HUKUKİ NİTELENDİRME DELİLLERİN DEĞERLENDİRİLMESİ VE GEREKÇE:
Dava, bir kısım işçilik alacaklarının tahsiline yönelik alacak davasıdır.
Eldeki davanın, İstanbul Bölge Adliye Mahkemesi 48. Hukuk Dairesi tarafından 30/11/2022 tarihli 2022/2451 esas ve 2022/1474 karar sayılı ilam ile ticaret mahkemelerinin görevli olduğu gerekçesi ile verilen kaldırma ilamı üzerine, …. İş Mahkemesi’nin 09/01/2023 tarihli …sayılı görevsizlik kararı ile mahkememize geldiği anlaşılmıştır.
Davacı, 01/02/2018-31/05/2019 tarihleri arasında davalı nezdinde aralarında yazılı bir iş akdi olmaksızın davalının iş organizasyonuna bağlı olarak onun emir ve talimatı altında şoför olarak çalıştığını, sözleşmesinin davalının üst iş vereni … B.V tarafından feshedildiğini beyanla, ihbar tazminatı, kıdem tazminatı, ücret alacağı, fazla çalışma ücreti alacağı, yıllık izin ücreti alacağı ve ubgt alacağı talepli olarak eldeki davayı açmıştır.
Davalı ise, … B.V ile aralarında asıl-alt işveren ilişkisi bulunmadığını ve davacı ile de aralarında herhangi bir hukuki ilişki bulunmadığını savunarak davanın husumet yokluğu nedeni ile usulden reddine karar verilmesine talep etmiştir.
4721 sayılı Türk Medeni Kanunu`nun 6. maddesine göre kanunda aksine bir hüküm bulunmadıkça, taraflardan her biri, hakkını dayandırdığı olguların varlığını ispatla yükümlüdür.
6100 sayılı HMK.’nun “ispat yükü” başlığını taşıyan 190/1. maddesine göre ise; ispat yükü, kanunda özel bir düzenleme bulunmadıkça, iddia edilen vakıaya bağlanan hukuki sonuçtan kendi lehine hak çıkaran tarafa aittir.
Bir davada ispat yükü üzerinde olan taraf yargılama sonunda lehine karar verilebilmesi için kendisine düşen ispat yükünü kanunda öngörüldüğü şekilde yerine getirmelidir.
Taraflar arasında yazılı bir iş sözleşmesi olmadığı iddia ve savunma ile sabit olup, uyuşmazlık, davalının davacının talep ettiği alacak kalemlerinden sorumlu olup olmadığı noktasında toplanmaktadır.
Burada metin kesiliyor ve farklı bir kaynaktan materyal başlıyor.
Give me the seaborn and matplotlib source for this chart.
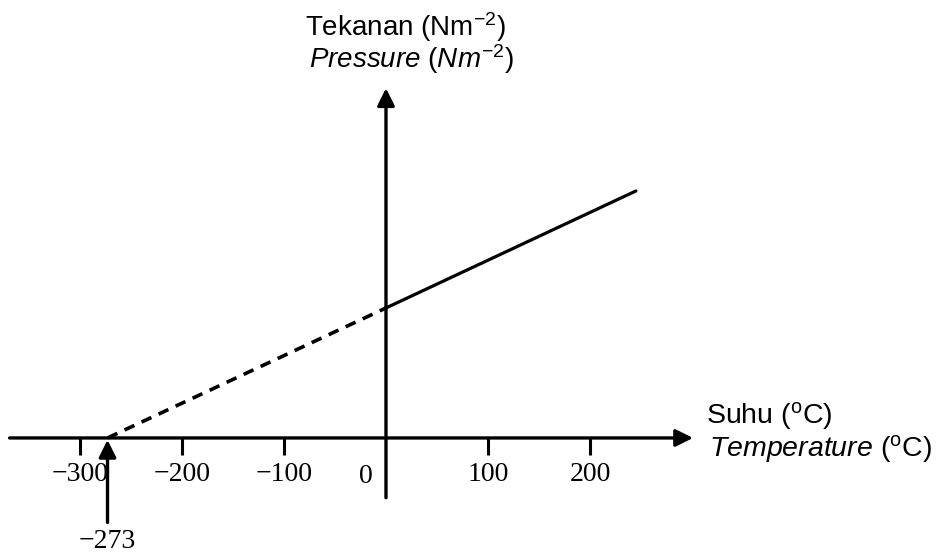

Bu durumda davacı, davalı ile dava dışı … B.V arasında asıl-alt işveren ilişkisi bulunduğunu, bir iş sözleşmesi kapsamında davalının emir ve talimatı ile ona bağlı olarak çalıştığını ve talep edilen işçilik alacaklarına hak kazandığını ispat yükü altındadır.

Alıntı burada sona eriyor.